## begin Supplied material

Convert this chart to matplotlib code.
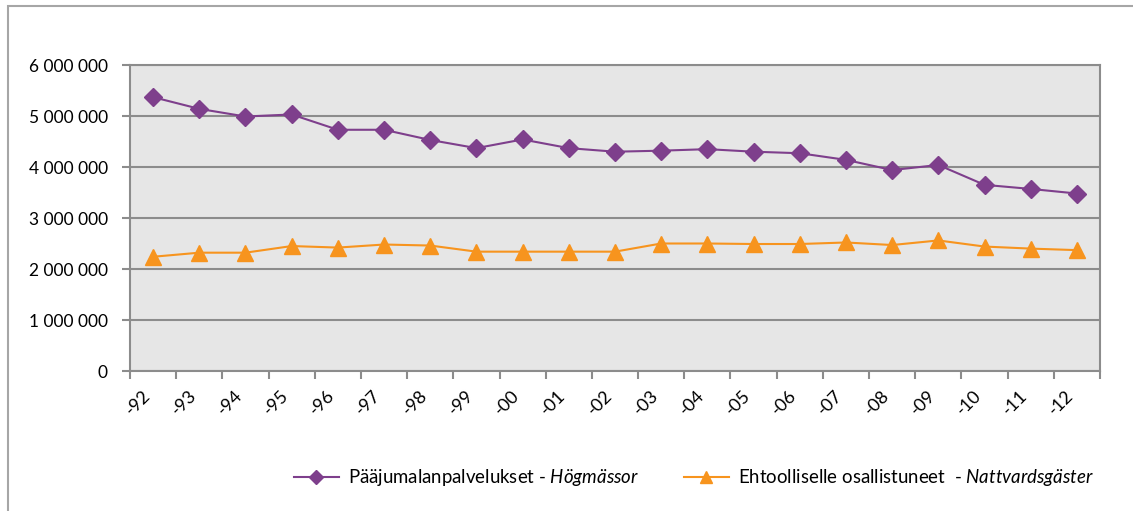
import numpy as np
import matplotlib
matplotlib.use('Agg')
from matplotlib import pyplot as plt
from matplotlib.patches import Rectangle

plt.rcParams['font.family'] = ['Lato', 'DejaVu Sans']
plt.rcParams['mathtext.fontset'] = 'custom'
plt.rcParams['mathtext.rm'] = 'Lato'
plt.rcParams['mathtext.it'] = 'Lato:italic'

years = ['-92', '-93', '-94', '-95', '-96', '-97', '-98', '-99', '-00', '-01', '-02',
         '-03', '-04', '-05', '-06', '-07', '-08', '-09', '-10', '-11', '-12']

# Pääjumalanpalvelukset - Högmässor
hogmassor = [5370000, 5140000, 4990000, 5030000, 4730000, 4730000, 4530000, 4370000,
             4540000, 4370000, 4300000, 4320000, 4350000, 4300000, 4270000, 4140000,
             3940000, 4040000, 3650000, 3570000, 3480000]

# Ehtoolliselle osallistuneet - Nattvardsgäster
nattvard = [2240000, 2320000, 2320000, 2450000, 2420000, 2480000, 2460000, 2340000,
            2340000, 2340000, 2340000, 2500000, 2500000, 2490000, 2490000, 2520000,
            2470000, 2560000, 2440000, 2400000, 2370000]

yticks = [0, 1000000, 2000000, 3000000, 4000000, 5000000, 6000000]

purple = '#7E3F8C'
orange = '#F7941E'
grid_c = '#8C8C8C'

fig = plt.figure(figsize=(11.33, 5.11), dpi=100)
ax = fig.add_axes([130 / 1133, 140 / 511, 970 / 1133, 306 / 511])
ax.set_facecolor('#E6E6E6')

x = np.arange(len(years))
ax.plot(x, hogmassor, color=purple, lw=1.5, marker='D', ms=9, mec=purple, mfc=purple,
        label='Pääjumalanpalvelukset - $\\it{Högmässor}$', zorder=3)
ax.plot(x, nattvard, color=orange, lw=1.5, marker='^', ms=12, mec=orange, mfc=orange,
        label='Ehtoolliselle osallistuneet  - $\\it{Nattvardsgäster}$', zorder=3)

ax.set_xlim(-0.5, len(years) - 0.5)
ax.set_ylim(0, 6000000)
ax.set_yticks(yticks)
ax.set_yticklabels(['{:,}'.format(v).replace(',', ' ') for v in yticks])
ax.yaxis.grid(True, color=grid_c, lw=1.5)
ax.set_axisbelow(True)

ax.set_xticks(x)
ax.set_xticklabels(years, rotation=45, ha='right')
ax.set_xticks(np.arange(-0.5, len(years)), minor=True)
ax.tick_params(axis='x', which='major', length=0, pad=12, labelsize=13)
ax.tick_params(axis='x', which='minor', length=6, color=grid_c, width=1.5)
ax.tick_params(axis='y', length=6, color=grid_c, width=1.5, pad=10, labelsize=12.5)
for s in ax.spines.values():
    s.set_color(grid_c)
    s.set_linewidth(1.5)

fig.legend(loc='center', bbox_to_anchor=(0.6125, 1 - 478 / 511), ncol=2, frameon=False,
           fontsize=13.4, handlelength=2.4, columnspacing=2.4, handletextpad=0.5,
           markerscale=0.75)

# outer chart border
fig.patches.append(Rectangle((8 / 1133, -0.2), 1.2, 1.2 - 6 / 511, fill=False,
                             edgecolor='#A6A6A6', lw=1.5, transform=fig.transFigure))

fig.savefig('out.png', dpi=100)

## end Supplied material

#### [Set task]
Reproduce the full material exactly, excluding the pictures.

#### [Written reply]
Convert this chart to matplotlib code.
import numpy as np
import matplotlib
matplotlib.use('Agg')
from matplotlib import pyplot as plt
from matplotlib.patches import Rectangle

plt.rcParams['font.family'] = ['Lato', 'DejaVu Sans']
plt.rcParams['mathtext.fontset'] = 'custom'
plt.rcParams['mathtext.rm'] = 'Lato'
plt.rcParams['mathtext.it'] = 'Lato:italic'

years = ['-92', '-93', '-94', '-95', '-96', '-97', '-98', '-99', '-00', '-01', '-02',
         '-03', '-04', '-05', '-06', '-07', '-08', '-09', '-10', '-11', '-12']

# Pääjumalanpalvelukset - Högmässor
hogmassor = [5370000, 5140000, 4990000, 5030000, 4730000, 4730000, 4530000, 4370000,
             4540000, 4370000, 4300000, 4320000, 4350000, 4300000, 4270000, 4140000,
             3940000, 4040000, 3650000, 3570000, 3480000]

# Ehtoolliselle osallistuneet - Nattvardsgäster
nattvard = [2240000, 2320000, 2320000, 2450000, 2420000, 2480000, 2460000, 2340000,
            2340000, 2340000, 2340000, 2500000, 2500000, 2490000, 2490000, 2520000,
            2470000, 2560000, 2440000, 2400000, 2370000]

yticks = [0, 1000000, 2000000, 3000000, 4000000, 5000000, 6000000]

purple = '#7E3F8C'
orange = '#F7941E'
grid_c = '#8C8C8C'

fig = plt.figure(figsize=(11.33, 5.11), dpi=100)
ax = fig.add_axes([130 / 1133, 140 / 511, 970 / 1133, 306 / 511])
ax.set_facecolor('#E6E6E6')

x = np.arange(len(years))
ax.plot(x, hogmassor, color=purple, lw=1.5, marker='D', ms=9, mec=purple, mfc=purple,
        label='Pääjumalanpalvelukset - $\\it{Högmässor}$', zorder=3)
ax.plot(x, nattvard, color=orange, lw=1.5, marker='^', ms=12, mec=orange, mfc=orange,
        label='Ehtoolliselle osallistuneet  - $\\it{Nattvardsgäster}$', zorder=3)

ax.set_xlim(-0.5, len(years) - 0.5)
ax.set_ylim(0, 6000000)
ax.set_yticks(yticks)
ax.set_yticklabels(['{:,}'.format(v).replace(',', ' ') for v in yticks])
ax.yaxis.grid(True, color=grid_c, lw=1.5)
ax.set_axisbelow(True)

ax.set_xticks(x)
ax.set_xticklabels(years, rotation=45, ha='right')
ax.set_xticks(np.arange(-0.5, len(years)), minor=True)
ax.tick_params(axis='x', which='major', length=0, pad=12, labelsize=13)
ax.tick_params(axis='x', which='minor', length=6, color=grid_c, width=1.5)
ax.tick_params(axis='y', length=6, color=grid_c, width=1.5, pad=10, labelsize=12.5)
for s in ax.spines.values():
    s.set_color(grid_c)
    s.set_linewidth(1.5)

fig.legend(loc='center', bbox_to_anchor=(0.6125, 1 - 478 / 511), ncol=2, frameon=False,
           fontsize=13.4, handlelength=2.4, columnspacing=2.4, handletextpad=0.5,
           markerscale=0.75)

# outer chart border
fig.patches.append(Rectangle((8 / 1133, -0.2), 1.2, 1.2 - 6 / 511, fill=False,
                             edgecolor='#A6A6A6', lw=1.5, transform=fig.transFigure))

fig.savefig('out.png', dpi=100)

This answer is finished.